• RECORDS FOR THIS TASK
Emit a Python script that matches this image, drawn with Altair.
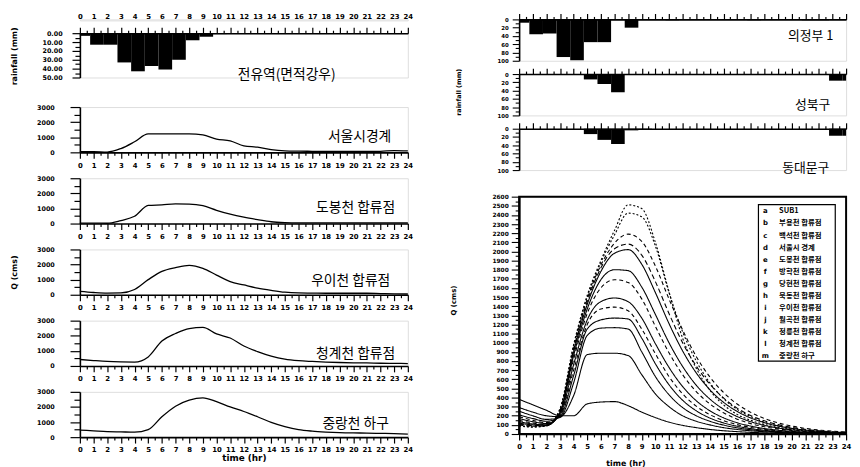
import altair as alt
import pandas as pd

# ---------------- data ----------------
hours = list(range(25))
half_hours = [h / 2 for h in range(49)]
bar_start = [0] + [h - 0.25 for h in range(1, 25)]
bar_end = [h + 0.75 for h in range(0, 24)] + [24]

# hourly rainfall (mm) per bar
rain_area = [3, 13, 13, 33, 43, 37, 41, 30, 8, 4, 1, 0.5, 0, 0, 0, 0, 0, 0, 0, 0, 0, 0, 0, 0, 0]
rain_ujb = [8, 36, 34, 91, 99, 55, 55, 0, 20, 0, 0, 2, 0, 0, 0, 0, 0, 2, 0, 0, 0, 2, 2, 0, 0]
rain_sb = [0, 0, 0, 0, 0, 13, 24, 44, 0, 0, 0, 0, 0, 0, 0, 0, 0, 0, 0, 0, 0, 0, 0, 16, 16]
rain_ddm = [0, 0, 0, 0, 0, 13, 27, 37, 4, 2, 0, 0, 0, 0, 0, 0, 0, 0, 0, 0, 0, 0, 0, 17, 17]

# left hydrographs (cms)
q_seoul = [50, 50, 20, 250, 700, 1220, 1220, 1220, 1220, 1150, 880, 760, 430, 340, 180, 100, 80, 70, 60, 60, 60, 60, 70, 120, 100]
q_dobong = [30, 30, 20, 200, 480, 1200, 1240, 1300, 1290, 1180, 880, 620, 420, 260, 120, 60, 40, 40, 40, 40, 40, 40, 40, 40, 40]
q_ui = [220, 150, 110, 120, 350, 1000, 1550, 1800, 1950, 1750, 1300, 870, 650, 440, 290, 170, 120, 110, 100, 100, 100, 100, 80, 60, 50]
q_cheong = [430, 360, 300, 270, 260, 600, 1650, 2150, 2480, 2550, 2120, 1850, 1320, 950, 650, 450, 350, 300, 260, 230, 210, 200, 180, 170, 160]
q_hagu = [470, 420, 370, 350, 330, 500, 1350, 2050, 2450, 2600, 2350, 2000, 1700, 1350, 980, 700, 500, 400, 340, 300, 280, 270, 250, 230, 200]

# right hydrograph curves (cms)
curve_keys = list("abcdefghijklm")
curve_names = ["SUB1", "부용천 합류점", "백석천 합류점", "서울시 경계", "도봉천 합류점", "방학천 합류점",
               "당현천 합류점", "묵동천 합류점", "우이천 합류점", "월곡천 합류점", "정릉천 합류점",
               "청계천 합류점", "중랑천 하구"]
c_a = [380, 320, 260, 200, 200, 330, 350, 355, 310, 240, 180, 130, 95, 70, 50, 36, 26, 18, 13, 9, 6, 4, 3, 2, 1]
c_b = [290, 240, 200, 190, 420, 870, 885, 885, 860, 650, 440, 300, 200, 140, 100, 70, 50, 35, 25, 17, 12, 8, 6, 4, 3]
c_c = [250, 200, 160, 180, 560, 1080, 1160, 1165, 1150, 900, 630, 430, 290, 200, 140, 98, 68, 47, 33, 23, 16, 11, 8, 6, 4]
c_d = [210, 170, 140, 190, 640, 1150, 1250, 1270, 1260, 1050, 770, 540, 370, 255, 175, 122, 85, 59, 41, 28, 20, 14, 10, 7, 5]
c_e = [190, 150, 125, 200, 700, 1200, 1370, 1390, 1350, 1150, 880, 630, 440, 305, 212, 148, 103, 72, 50, 35, 24, 17, 12, 8, 6]
c_f = [170, 135, 115, 210, 760, 1250, 1450, 1490, 1450, 1270, 990, 730, 520, 365, 255, 178, 124, 87, 60, 42, 29, 20, 14, 10, 7]
c_g = [150, 120, 105, 220, 820, 1320, 1600, 1690, 1660, 1480, 1180, 890, 650, 465, 330, 232, 163, 114, 80, 56, 39, 27, 19, 13, 9]
c_h = [135, 110, 100, 230, 860, 1370, 1690, 1800, 1790, 1610, 1310, 1000, 740, 535, 383, 272, 192, 135, 95, 66, 46, 32, 23, 16, 11]
c_i = [120, 100, 95, 240, 900, 1420, 1780, 1980, 2020, 1860, 1550, 1210, 910, 670, 485, 348, 248, 176, 125, 88, 62, 43, 30, 21, 15]
c_j = [110, 92, 92, 250, 920, 1450, 1820, 2030, 2080, 1960, 1670, 1320, 1000, 745, 545, 395, 284, 203, 145, 103, 73, 51, 36, 25, 18]
c_k = [100, 85, 90, 260, 940, 1480, 1850, 2090, 2190, 2110, 1840, 1480, 1140, 850, 625, 455, 329, 237, 170, 122, 87, 62, 44, 31, 22]
c_l = [95, 80, 90, 270, 960, 1500, 1880, 2180, 2420, 2380, 2060, 1550, 1120, 800, 560, 390, 270, 190, 130, 90, 62, 43, 30, 21, 14]
c_m = [90, 75, 90, 280, 980, 1520, 1900, 2230, 2510, 2470, 2100, 1560, 1050, 720, 480, 320, 215, 150, 105, 72, 50, 34, 23, 16, 11]
curve_values = [c_a, c_b, c_c, c_d, c_e, c_f, c_g, c_h, c_i, c_j, c_k, c_l, c_m]

# ---------------- style ----------------
KR = "Noto Sans CJK KR"
LF = "DejaVu Sans"
dash_list = [[1, 0], [1, 0], [1, 0], [1, 0], [4, 3], [1, 0], [4, 3], [1, 0], [1, 0],
             [5, 3], [4, 3], [2, 2], [2, 2]]

LW = 333   # left plot width
RW = 332   # right plot width


def cond(test, big, small):
    return {"condition": {"test": test, "value": big}, "value": small}


HOUR_TEST = "datum.value % 1 === 0"
HOUR_LABEL = "datum.value % 1 === 0 ? format(datum.value, 'd') : ''"


def x_axis(orient, show_labels=True, **extra):
    kw = dict(orient=orient, values=half_hours, tickSize=cond(HOUR_TEST, 6, 3),
              tickColor="black", tickWidth=1.2, domainColor="black", domainWidth=1.6,
              labels=show_labels, grid=False)
    if show_labels:
        kw.update(labelExpr=HOUR_LABEL, labelFontSize=7,
                  labelFontWeight="bold", labelFont=LF, labelColor="black", labelPadding=3,
                  labelOverlap=False, labelBound=False, labelFlush=False)
    kw.update(extra)
    return alt.Axis(**kw)


def time_df(vals):
    return pd.DataFrame({"t": hours, "q": vals})


def bar_df(vals):
    return pd.DataFrame({"t0": bar_start, "t1": bar_end, "v": vals})


def name_text(label, px, py, size):
    return alt.Chart(pd.DataFrame({"s": [label]})).mark_text(
        font=KR, fontSize=size, align="center", baseline="middle", color="black"
    ).encode(text="s:N", x=alt.value(px), y=alt.value(py))


# ---------------- left rainfall ----------------
# hour labels above the rainfall panel
hour_labels = alt.Chart(pd.DataFrame({"t": hours})).mark_point(opacity=0, size=1).encode(
    x=alt.X("t:Q", scale=alt.Scale(domain=[0, 24], nice=False), title=None,
            axis=alt.Axis(orient="top", values=hours, format="d", tickSize=0, domain=False,
                          ticks=False, grid=False, labelPadding=0, labelFontSize=7,
                          labelFontWeight="bold", labelFont=LF, labelColor="black",
                          labelOverlap=False, labelBound=False, labelFlush=False)),
    y=alt.value(0),
).properties(width=LW, height=1)

left_rain_bars = alt.Chart(bar_df(rain_area)).mark_rect(color="black").encode(
    x=alt.X("t0:Q", scale=alt.Scale(domain=[0, 24], nice=False), title=None,
            axis=x_axis("top", False)),
    x2="t1:Q",
    y=alt.Y("v:Q", scale=alt.Scale(domain=[0, 50], reverse=True, nice=False),
            axis=alt.Axis(values=[0, 5, 10, 15, 20, 25, 30, 35, 40, 45, 50],
                          labelExpr="datum.value % 10 === 0 ? format(datum.value, '.2f') : ''",
                          tickSize=cond("datum.value % 10 === 0", 8, 5), tickColor="black",
                          tickWidth=1.2, domainColor="black", domainWidth=1.6,
                          labelFontSize=6.5, labelFontWeight="bold", labelFont=LF,
                          labelColor="black", labelPadding=10, grid=False,
                          title="rainfall (mm)", titleFont=LF, titleFontSize=8,
                          titleFontWeight="bold", titleX=-66, titleY=23, titleAngle=270,
                          titleAlign="center", titleBaseline="middle")),
    y2=alt.datum(0),
)
left_rain = alt.layer(left_rain_bars, name_text("전유역(면적강우)", 210, 43, 14)).properties(
    width=LW, height=45)


# ---------------- left hydrographs ----------------
def left_hydro(vals, label, lx, ly, ytitle=False, xtitle=False):
    scale_x = alt.Scale(domain=[0, 24], nice=False)
    scale_y = alt.Scale(domain=[0, 3000], nice=False)
    if xtitle:
        xenc = alt.X("t:Q", scale=scale_x,
                     axis=x_axis("bottom", True, title="time (hr)", titleFont=LF,
                                 titleFontSize=9, titleFontWeight="bold", titlePadding=1))
    else:
        xenc = alt.X("t:Q", scale=scale_x, title=None, axis=x_axis("bottom", True))
    ykw = dict(values=[0, 500, 1000, 1500, 2000, 2500, 3000],
               labelExpr="datum.value % 1000 === 0 ? format(datum.value, 'd') : ''",
               tickSize=cond("datum.value % 1000 === 0", 10, 6),
               tickColor="black", tickWidth=1.2, domainColor="black", domainWidth=1.6,
               labelFontSize=6.5, labelFontWeight="bold", labelFont=LF,
               labelColor="black", labelPadding=16, grid=False)
    if ytitle:
        ykw.update(title="Q (cms)", titleFont=LF, titleFontSize=8, titleFontWeight="bold",
                   titleX=-66, titleY=23, titleAngle=270, titleAlign="center",
                   titleBaseline="middle")
        yenc = alt.Y("q:Q", scale=scale_y, axis=alt.Axis(**ykw))
    else:
        yenc = alt.Y("q:Q", scale=scale_y, title=None, axis=alt.Axis(**ykw))
    line = alt.Chart(time_df(vals)).mark_line(
        color="black", strokeWidth=1.3, interpolate="monotone").encode(x=xenc, y=yenc)
    return alt.layer(line, name_text(label, lx, ly, 14)).properties(width=LW, height=46)


h1 = left_hydro(q_seoul, "서울시경계", 284, 30)
h2 = left_hydro(q_dobong, "도봉천  합류점", 280, 30)
h3 = left_hydro(q_ui, "우이천  합류점", 275, 32, ytitle=True)
h4 = left_hydro(q_cheong, "청계천  합류점", 280, 34)
h5 = left_hydro(q_hagu, "중랑천  하구", 280, 33, xtitle=True)

left_hyd = alt.vconcat(h1, h2, h3, h4, h5, spacing=5.3)
left_top = alt.vconcat(hour_labels, left_rain, spacing=4)
left_col = alt.vconcat(left_top, left_hyd, spacing=18)


# ---------------- right rainfall ----------------
def right_rain(vals, label, lx, ly, ytitle=False):
    ykw = dict(values=[0, 10, 20, 30, 40, 50, 60, 70, 80, 90, 100],
               labelExpr="datum.value % 20 === 0 ? format(datum.value, 'd') : ''",
               tickSize=cond("datum.value % 20 === 0", 7, 4), tickColor="black",
               tickWidth=1.1, domainColor="black", domainWidth=1.6,
               labelFontSize=5.5, labelFontWeight="bold", labelFont=LF,
               labelColor="black", labelPadding=4, grid=False)
    scale_y = alt.Scale(domain=[0, 100], reverse=True, nice=False)
    if ytitle:
        ykw.update(title="rainfall (mm)", titleFont=LF, titleFontSize=6.5,
                   titleFontWeight="bold", titleX=-62, titleY=18, titleAngle=270,
                   titleAlign="center", titleBaseline="middle")
        yenc = alt.Y("v:Q", scale=scale_y, axis=alt.Axis(**ykw))
    else:
        yenc = alt.Y("v:Q", scale=scale_y, title=None, axis=alt.Axis(**ykw))
    bars = alt.Chart(bar_df(vals)).mark_rect(color="black").encode(
        x=alt.X("t0:Q", scale=alt.Scale(domain=[0, 24], nice=False), title=None,
                axis=x_axis("top", False)),
        x2="t1:Q",
        y=yenc,
        y2=alt.datum(0),
    )
    return alt.layer(bars, name_text(label, lx, ly, 13)).properties(width=RW, height=42)


r1 = right_rain(rain_ujb, "의정부 1", 296, 17)
r2 = right_rain(rain_sb, "성북구", 298, 31, ytitle=True)
r3 = right_rain(rain_ddm, "동대문구", 291, 40)

# ---------------- right hydrograph ----------------
rows = []
for k, vals in zip(curve_keys, curve_values):
    for t, q in zip(hours, vals):
        rows.append({"t": t, "q": q, "k": k})
curves_df = pd.DataFrame(rows)

ylabels = list(range(0, 2650, 50))
hyd_lines = alt.Chart(curves_df).mark_line(
    color="black", strokeWidth=1.1, interpolate="monotone").encode(
    x=alt.X("t:Q", scale=alt.Scale(domain=[0, 24], nice=False),
            axis=x_axis("bottom", True, title="time (hr)", titleFont=LF, titleFontSize=8,
                        titleFontWeight="bold", titlePadding=0, titleX=108, titleY=26)),
    y=alt.Y("q:Q", scale=alt.Scale(domain=[0, 2600], nice=False),
            axis=alt.Axis(values=ylabels,
                          labelExpr="datum.value % 100 === 0 ? format(datum.value, 'd') : ''",
                          tickSize=cond("datum.value % 100 === 0", 8, 4),
                          tickColor="black", tickWidth=1.1, domainColor="black",
                          domainWidth=2, labelFontSize=6, labelFontWeight="bold",
                          labelFont=LF, labelColor="black", labelPadding=3,
                          labelOverlap=False, labelBound=False, grid=False,
                          title="Q (cms)", titleFont=LF, titleFontSize=7,
                          titleFontWeight="bold", titleX=-67, titleY=105, titleAngle=270,
                          titleAlign="center", titleBaseline="middle")),
    strokeDash=alt.StrokeDash("k:N", scale=alt.Scale(domain=curve_keys, range=dash_list),
                              legend=None),
    detail="k:N",
)

frame = alt.Chart(pd.DataFrame({"z": [0]})).mark_rect(
    fill="white", fillOpacity=0, stroke="black", strokeWidth=2).encode(
    x=alt.value(0), x2=alt.value(RW), y=alt.value(0), y2=alt.value(241))

legend_box = alt.Chart(pd.DataFrame({"z": [0]})).mark_rect(
    fill="white", stroke="black", strokeWidth=1.2).encode(
    x=alt.value(243), x2=alt.value(321), y=alt.value(8), y2=alt.value(167))

leg_df = pd.DataFrame({"k": curve_keys, "name": curve_names, "row": list(range(13))})
leg_scale = alt.Scale(type="point", domain=list(range(13)), range=[15, 162], padding=0)
leg_letters = alt.Chart(leg_df).mark_text(
    font=LF, fontSize=7, fontWeight="bold", align="center", baseline="middle", color="black"
).encode(text="k:N", x=alt.value(250), y=alt.Y("row:O", scale=leg_scale, axis=None))
leg_names = alt.Chart(leg_df).mark_text(
    font=KR, fontSize=7.5, fontWeight="bold", align="left", baseline="middle", color="black"
).encode(text="name:N", x=alt.value(264), y=alt.Y("row:O", scale=leg_scale, axis=None))

right_hyd = alt.layer(hyd_lines, frame, legend_box, leg_letters, leg_names).resolve_scale(
    y="independent").properties(width=RW, height=241)

right_rain_col = alt.vconcat(r1, r2, r3, spacing=1.5)
right_col = alt.vconcat(right_rain_col, right_hyd, spacing=17)

chart = alt.hconcat(left_col, right_col, spacing=35).properties(
    padding={"left": 2, "top": 0, "right": 0, "bottom": 0}
).configure_view(stroke=None).configure(background="white")

chart.save("out.html", embed_options={"renderer": "svg", "actions": False})
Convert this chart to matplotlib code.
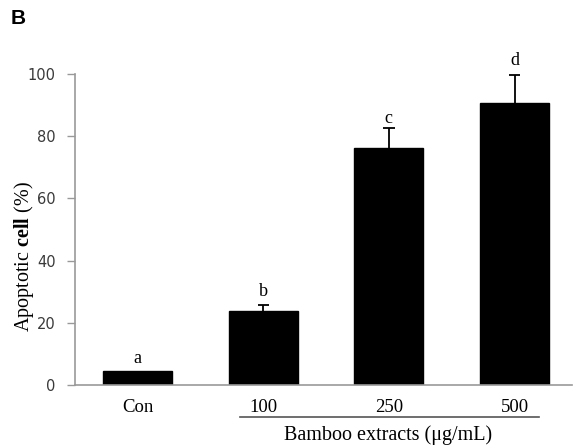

• DIRECTIVE
With all pictures left out, please transcribe exactly the lines from the start of the material through the line with "250, 230, 200]".

• RESULT FOR THIS TASK
Emit a Python script that matches this image, drawn with Altair.
import altair as alt
import pandas as pd

# ---------------- data ----------------
hours = list(range(25))
half_hours = [h / 2 for h in range(49)]
bar_start = [0] + [h - 0.25 for h in range(1, 25)]
bar_end = [h + 0.75 for h in range(0, 24)] + [24]

# hourly rainfall (mm) per bar
rain_area = [3, 13, 13, 33, 43, 37, 41, 30, 8, 4, 1, 0.5, 0, 0, 0, 0, 0, 0, 0, 0, 0, 0, 0, 0, 0]
rain_ujb = [8, 36, 34, 91, 99, 55, 55, 0, 20, 0, 0, 2, 0, 0, 0, 0, 0, 2, 0, 0, 0, 2, 2, 0, 0]
rain_sb = [0, 0, 0, 0, 0, 13, 24, 44, 0, 0, 0, 0, 0, 0, 0, 0, 0, 0, 0, 0, 0, 0, 0, 16, 16]
rain_ddm = [0, 0, 0, 0, 0, 13, 27, 37, 4, 2, 0, 0, 0, 0, 0, 0, 0, 0, 0, 0, 0, 0, 0, 17, 17]

# left hydrographs (cms)
q_seoul = [50, 50, 20, 250, 700, 1220, 1220, 1220, 1220, 1150, 880, 760, 430, 340, 180, 100, 80, 70, 60, 60, 60, 60, 70, 120, 100]
q_dobong = [30, 30, 20, 200, 480, 1200, 1240, 1300, 1290, 1180, 880, 620, 420, 260, 120, 60, 40, 40, 40, 40, 40, 40, 40, 40, 40]
q_ui = [220, 150, 110, 120, 350, 1000, 1550, 1800, 1950, 1750, 1300, 870, 650, 440, 290, 170, 120, 110, 100, 100, 100, 100, 80, 60, 50]
q_cheong = [430, 360, 300, 270, 260, 600, 1650, 2150, 2480, 2550, 2120, 1850, 1320, 950, 650, 450, 350, 300, 260, 230, 210, 200, 180, 170, 160]
q_hagu = [470, 420, 370, 350, 330, 500, 1350, 2050, 2450, 2600, 2350, 2000, 1700, 1350, 980, 700, 500, 400, 340, 300, 280, 270, 250, 230, 200]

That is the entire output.